I called the U.S. distributor of Renaissance Wax expecting a fifteen-minute introduction. Two hours later we were still on the phone — me with a notebook full of dates and chemistry, and them telling stories about the conservators who order it by the case.
Where it came from
Renaissance Wax was formulated in the late 1950s by Dr. Stambolov, a chemist working in the British Museum's research department. The brief was straightforward and almost impossible: develop a microcrystalline wax that would protect metal and wood without yellowing or hardening over decades. Carnauba waxes oxidize. Beeswax goes rancid. Petroleum waxes vary batch-to-batch. The Museum needed something predictable, reversible, and shelf-stable.

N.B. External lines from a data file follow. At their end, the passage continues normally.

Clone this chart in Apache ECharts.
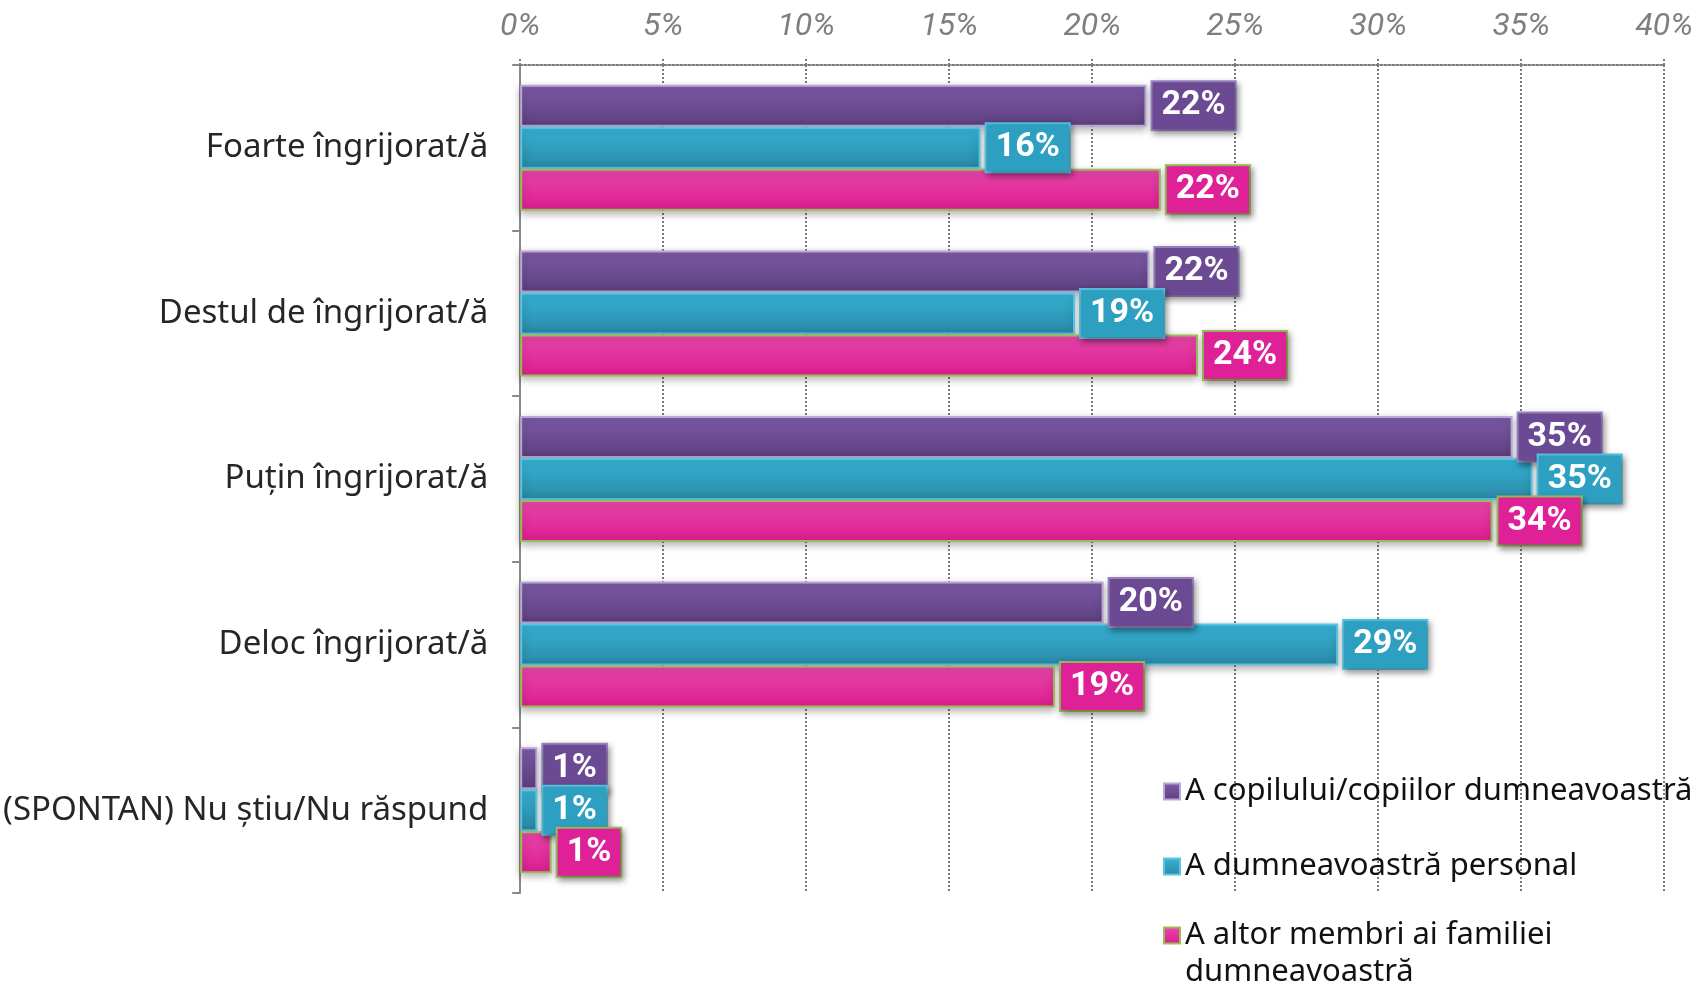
<!DOCTYPE html>
<html>
<head>
<meta charset="utf-8">
<script src="https://cdn.jsdelivr.net/npm/echarts@6/dist/echarts.min.js"></script>
</head>
<body style="margin:0; padding:0; background:#fff;">
<div id="chart" style="width:1696px; height:984px;"></div>
<script type="text/javascript">
// categories (top to bottom)
const categories = [
	'Foarte îngrijorat/ă',
	'Destul de îngrijorat/ă',
	'Puțin îngrijorat/ă',
	'Deloc îngrijorat/ă',
	'(SPONTAN) Nu știu/Nu răspund'
];
const seriesNames = [
	'A copilului/copiilor dumneavoastră',
	'A dumneavoastră personal',
	'A altor membri ai familiei dumneavoastră'
];
// values in %
const copii = [21.9, 22.0, 34.7, 20.4, 0.6];
const personal = [16.1, 19.4, 35.4, 28.6, 0.6];
const familie = [22.4, 23.7, 34.0, 18.7, 1.1];
const xTicks = { min: 0, max: 40, interval: 5 };

const labelFont = "'Liberation Sans Narrow', 'Roboto', sans-serif";
const textFont = "'Noto Sans', 'DejaVu Sans', sans-serif";
const gridColor = '#7a7a7a';

function grad(top, bottom) {
	return new echarts.graphic.LinearGradient(0, 0, 0, 1, [
		{ offset: 0, color: top },
		{ offset: 1, color: bottom }
	]);
}

function barSeries(name, data, top, bottom, border, boxColor, boxBorder) {
	return {
		name: name,
		type: 'bar',
		data: data,
		barWidth: 42,
		barGap: '0%',
		itemStyle: {
			color: grad(top, bottom),
			borderColor: border,
			borderWidth: 2,
			shadowBlur: 8,
			shadowOffsetY: 3,
			shadowColor: 'rgba(0,0,0,0.3)'
		},
		label: {
			show: true,
			position: 'right',
			distance: 6,
			formatter: p => Math.round(p.value) + '%',
			color: '#fff',
			fontWeight: 'bold',
			fontSize: 34,
			fontFamily: labelFont,
			backgroundColor: boxColor,
			borderColor: boxBorder,
			borderWidth: 2,
			padding: [7, 9, 6, 9],
			shadowBlur: 6,
			shadowOffsetX: 2,
			shadowOffsetY: 3,
			shadowColor: 'rgba(0,0,0,0.35)'
		}
	};
}

function legendItem(name, top, extra) {
	return Object.assign({
		orient: 'vertical',
		left: 1158,
		top: top,
		icon: 'rect',
		itemWidth: 16,
		itemHeight: 16,
		textStyle: { fontSize: 31, fontFamily: textFont, color: '#111', lineHeight: 37 },
		data: [name]
	}, extra || {});
}

const option = {
	animation: false,
	grid: { left: 519, right: 31, top: 65, bottom: 91 },
	legend: [
		legendItem(seriesNames[0], 768),
		legendItem(seriesNames[1], 843),
		// blank first line keeps the icon level with the first text line
		legendItem(seriesNames[2], 875, {
			formatter: () => ' \nA altor membri ai familiei\ndumneavoastră'
		})
	],
	xAxis: {
		type: 'value',
		position: 'top',
		min: xTicks.min,
		max: xTicks.max,
		interval: xTicks.interval,
		axisLine: { show: true, lineStyle: { color: gridColor, width: 2, type: 'dotted' } },
		axisTick: { show: true, length: 8, lineStyle: { color: gridColor, width: 2, type: 'dotted' } },
		splitLine: { show: true, lineStyle: { color: gridColor, width: 2, type: 'dotted' } },
		axisLabel: {
			formatter: '{value}%',
			fontStyle: 'italic',
			color: '#7f7f7f',
			fontSize: 32,
			fontFamily: labelFont,
			margin: 22
		}
	},
	yAxis: {
		type: 'category',
		inverse: true,
		data: categories,
		axisLine: { show: true, lineStyle: { color: '#888', width: 2 } },
		axisTick: { show: true, length: 8, lineStyle: { color: '#888', width: 2 } },
		axisLabel: { fontSize: 33, fontFamily: textFont, color: '#262626', margin: 32 }
	},
	series: [
		barSeries(seriesNames[0], copii, '#7f5ba9', '#5d3f7f', '#b9a7d4', '#6b4a93', '#9a85c2'),
		barSeries(seriesNames[1], personal, '#36b5d8', '#2a88a5', '#5bc4e0', '#2da0c2', '#58c0de'),
		barSeries(seriesNames[2], familie, '#e947ab', '#dc1c8f', '#9bbb59', '#de2196', '#9bbb59')
	]
};

var myChart = echarts.init(document.getElementById('chart'));
myChart.setOption(option);
window.onresize = function() { myChart.resize(); };
</script>
</body>
</html>
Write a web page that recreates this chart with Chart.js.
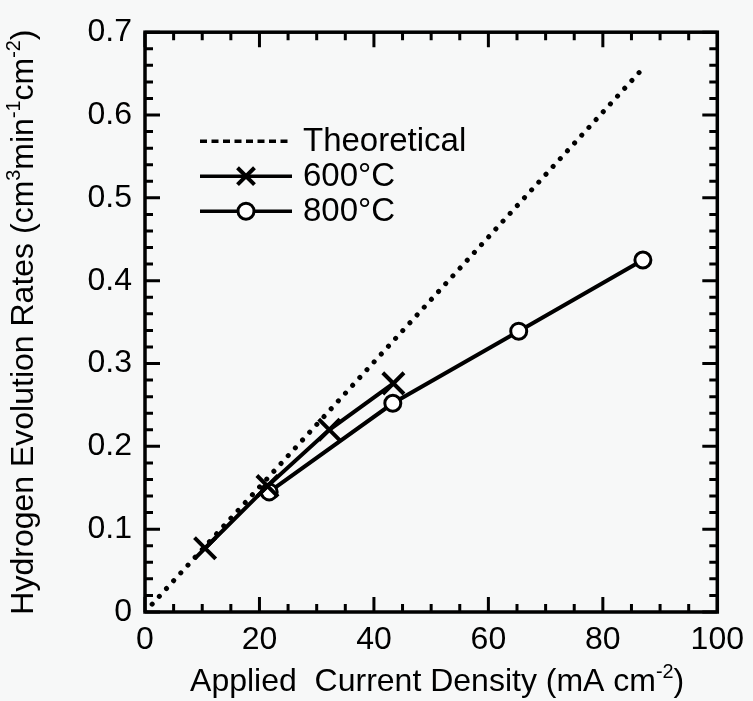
<!DOCTYPE html>
<html>
<head>
<meta charset="utf-8">
<script src="https://cdn.jsdelivr.net/npm/chart.js@4"></script>
<style>
  html, body { margin: 0; padding: 0; background: #f7f8f8; }
</style>
</head>
<body>
<canvas id="chart" width="753" height="701"></canvas>
<script>
// ===== DATA =====
const X_TICKS = [0, 20, 40, 60, 80, 100];
const Y_TICKS = [0, 0.1, 0.2, 0.3, 0.4, 0.5, 0.6, 0.7];

const THEO_X = [0, 87.5];
const THEO_Y = [0, 0.66];

const T600_X = [10.5, 21.4, 32.2, 43.4];
const T600_Y = [0.077, 0.152, 0.22, 0.276];

const T800_X = [21.7, 43.3, 65.3, 87];
const T800_Y = [0.145, 0.252, 0.339, 0.425];

const FONT = '"Liberation Sans", Arial, Helvetica, sans-serif';
const toPts = (xs, ys) => xs.map((x, i) => ({ x: x, y: ys[i] }));

// frame + inward ticks on all four sides
const framePlugin = {
  id: 'frame',
  afterDatasetsDraw(chart) {
    const { ctx, chartArea: a, scales: { x, y } } = chart;
    ctx.save();
    ctx.strokeStyle = '#000';
    ctx.lineWidth = 3.5;
    ctx.strokeRect(a.left, a.top, a.right - a.left, a.bottom - a.top);
    ctx.lineWidth = 3;
    ctx.beginPath();
    for (let v = 0; v <= 100; v += 5) {
      const px = x.getPixelForValue(v);
      const len = v % 20 === 0 ? 15 : 8;
      ctx.moveTo(px, a.bottom); ctx.lineTo(px, a.bottom - len);
      ctx.moveTo(px, a.top); ctx.lineTo(px, a.top + len);
    }
    for (let i = 0; i <= 35; i++) {
      const py = y.getPixelForValue(i * 0.02);
      const len = i % 5 === 0 ? 15 : 8;
      ctx.moveTo(a.left, py); ctx.lineTo(a.left + len, py);
      ctx.moveTo(a.right, py); ctx.lineTo(a.right - len, py);
    }
    ctx.stroke();
    ctx.restore();
  }
};

// legend inside the plot, upper left
const legendPlugin = {
  id: 'innerLegend',
  afterDraw(chart) {
    const { ctx, chartArea: a } = chart;
    const x0 = a.left + 55, x1 = a.left + 147;
    ctx.save();
    ctx.font = '33px ' + FONT;
    ctx.textBaseline = 'middle';
    chart.data.datasets.forEach((ds, i) => {
      const yy = a.top + 109 + i * 35;
      ctx.strokeStyle = '#000';
      ctx.lineWidth = 3.5;
      ctx.setLineDash(i === 0 ? [7, 4.5] : []);
      ctx.lineCap = 'butt';
      ctx.beginPath(); ctx.moveTo(x0, yy); ctx.lineTo(x1, yy); ctx.stroke();
      ctx.setLineDash([]);
      if (ds.pointRadius > 0) {
        ctx.fillStyle = ds.pointBackgroundColor;
        ctx.strokeStyle = '#000';
        ctx.lineWidth = ds.pointBorderWidth;
        Chart.helpers.drawPoint(ctx, {
          pointStyle: ds.pointStyle,
          radius: ds.pointStyle === 'crossRot' ? 12 : ds.pointRadius,
          borderWidth: ds.pointBorderWidth, rotation: 0
        }, (x0 + x1) / 2, yy);
      }
      ctx.fillStyle = '#000';
      ctx.fillText(ds.label, a.left + 158, yy + 1);
    });
    ctx.restore();
  }
};

// axis titles with superscripts
function drawRich(ctx, parts, size) {
  const sup = size * 0.62;
  let w = 0;
  parts.forEach(p => {
    ctx.font = (p.sup ? sup : size) + 'px ' + FONT;
    p.w = ctx.measureText(p.t).width;
    w += p.w;
  });
  let cx = -w / 2;
  parts.forEach(p => {
    ctx.font = (p.sup ? sup : size) + 'px ' + FONT;
    ctx.fillText(p.t, cx, p.sup ? -size * 0.4 : 0);
    cx += p.w;
  });
}

const titlePlugin = {
  id: 'axisTitles',
  afterDraw(chart) {
    const { ctx, chartArea: a } = chart;
    ctx.save();
    ctx.fillStyle = '#000';
    ctx.textBaseline = 'alphabetic';
    ctx.translate((a.left + a.right) / 2 + 6, 691);
    drawRich(ctx, [
      { t: 'Applied  Current Density (mA cm' }, { t: '-2', sup: true }, { t: ')' }
    ], 32);
    ctx.restore();
    ctx.save();
    ctx.fillStyle = '#000';
    ctx.translate(33, (a.top + a.bottom) / 2);
    ctx.rotate(-Math.PI / 2);
    drawRich(ctx, [
      { t: 'Hydrogen Evolution Rates (cm' }, { t: '3', sup: true }, { t: 'min' },
      { t: '-1', sup: true }, { t: 'cm' }, { t: '-2', sup: true }, { t: ')' }
    ], 32);
    ctx.restore();
  }
};

new Chart(document.getElementById('chart'), {
  type: 'scatter',
  data: {
    datasets: [
      {
        label: 'Theoretical',
        data: toPts(THEO_X, THEO_Y),
        showLine: true,
        borderColor: '#000', borderWidth: 5,
        borderDash: [0.1, 10.5], borderCapStyle: 'round',
        pointRadius: 0
      },
      {
        label: '600°C',
        data: toPts(T600_X, T600_Y),
        showLine: true,
        borderColor: '#000', borderWidth: 4,
        pointStyle: 'crossRot', pointRadius: 15,
        pointBorderColor: '#000', pointBackgroundColor: '#000', pointBorderWidth: 4
      },
      {
        label: '800°C',
        data: toPts(T800_X, T800_Y),
        showLine: true,
        borderColor: '#000', borderWidth: 4,
        pointStyle: 'circle', pointRadius: 8,
        pointBorderColor: '#000', pointBackgroundColor: '#fff', pointBorderWidth: 3
      }
    ]
  },
  options: {
    responsive: false,
    animation: false,
    layout: { padding: { top: 32, right: 32, left: 0, bottom: 0 } },
    plugins: { legend: { display: false }, tooltip: { enabled: false } },
    scales: {
      x: {
        type: 'linear', min: 0, max: 100,
        afterBuildTicks: s => { s.ticks = X_TICKS.map(v => ({ value: v })); },
        afterFit: s => { s.height = 89; },
        grid: { display: false, drawTicks: false },
        border: { display: false },
        ticks: { color: '#000', padding: 9, maxRotation: 0, font: { family: FONT, size: 32 } }
      },
      y: {
        type: 'linear', min: 0, max: 0.7,
        afterBuildTicks: s => { s.ticks = Y_TICKS.map(v => ({ value: v })); },
        afterFit: s => { s.width = 145; },
        grid: { display: false, drawTicks: false },
        border: { display: false },
        ticks: {
          color: '#000', padding: 13, font: { family: FONT, size: 32 },
          callback: v => String(Math.round(v * 10) / 10)
        }
      }
    }
  },
  plugins: [framePlugin, legendPlugin, titlePlugin]
});
</script>
</body>
</html>
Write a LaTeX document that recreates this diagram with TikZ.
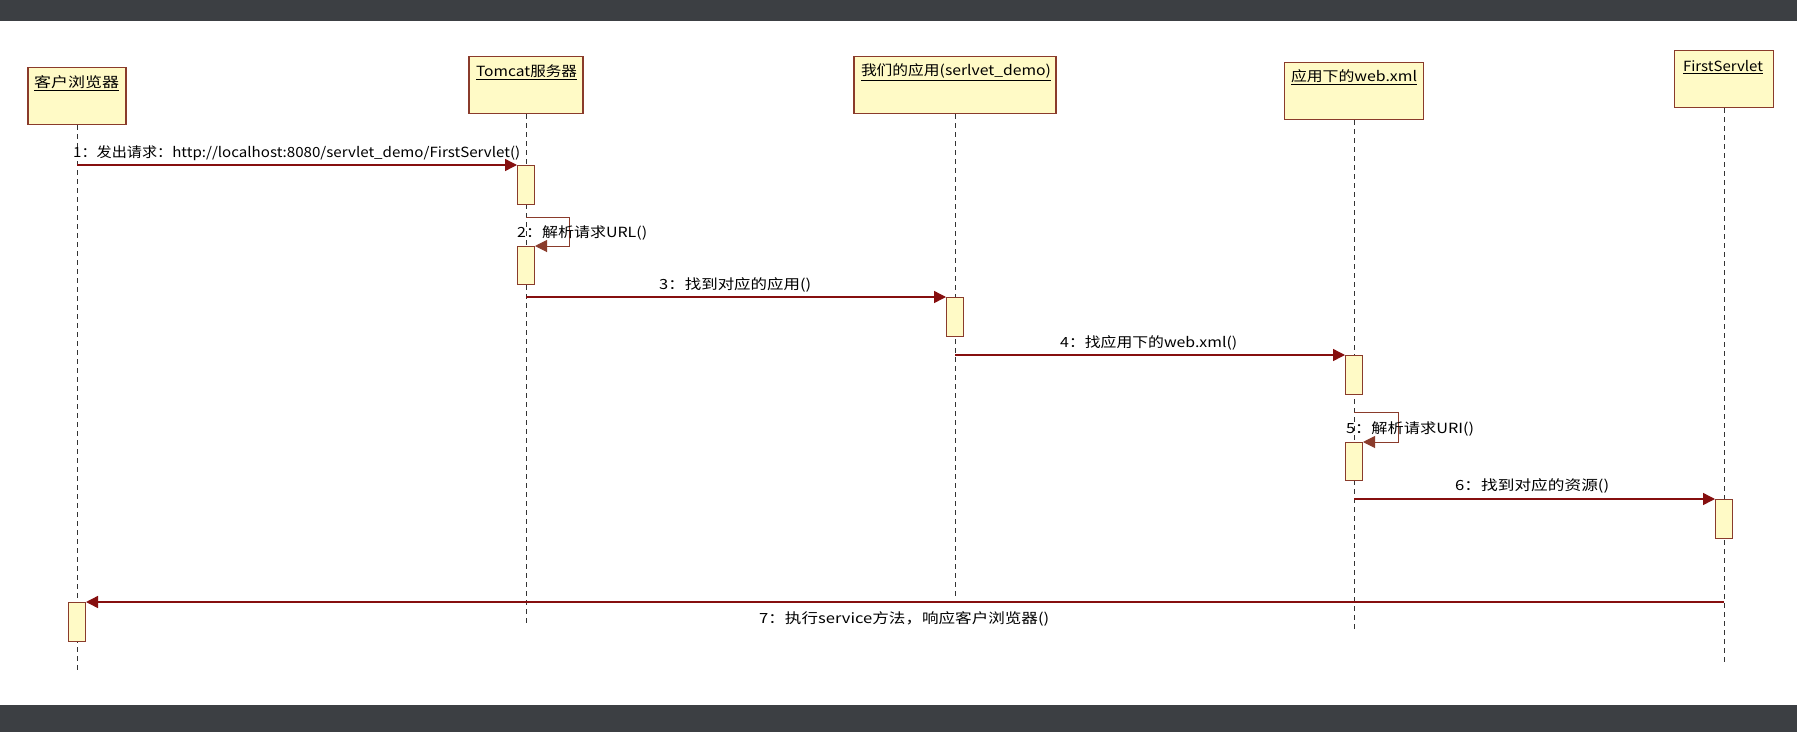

What Stambolov produced was a high-melting-point microcrystalline blend with no animal products and no ester additives — the components most likely to cause the slow yellowing the Museum was trying to avoid. The British Museum adopted it as their standard, and so did every other major institution that called them to ask what they used.
Who uses it now
The U.S. distributor walked me through the order book — anonymized, of course. The Smithsonian. The Met. A handful of major auction houses you would recognize the names of. A surprising number of antique tool collectors. Watchmakers who finish movement plates. Custom knife makers. Gunsmiths who want their bluing to last.
How they ship it
The wax is still produced in the United Kingdom by Picreator Limited, the company that took over the formula after the British Museum spun the manufacturing out. The U.S. distribution is run as a small operation in California — a handful of people, a warehouse, and a forty-year customer list. They do not advertise. They do not run promotions. The product sells itself because the people who need it have always known where to find it.
We are carrying it because it is exactly the kind of product that should be celebrated rather than buried at the bottom of a search-results page. A small tin that lasts a lifetime, made by people who have done the same thing carefully for sixty years.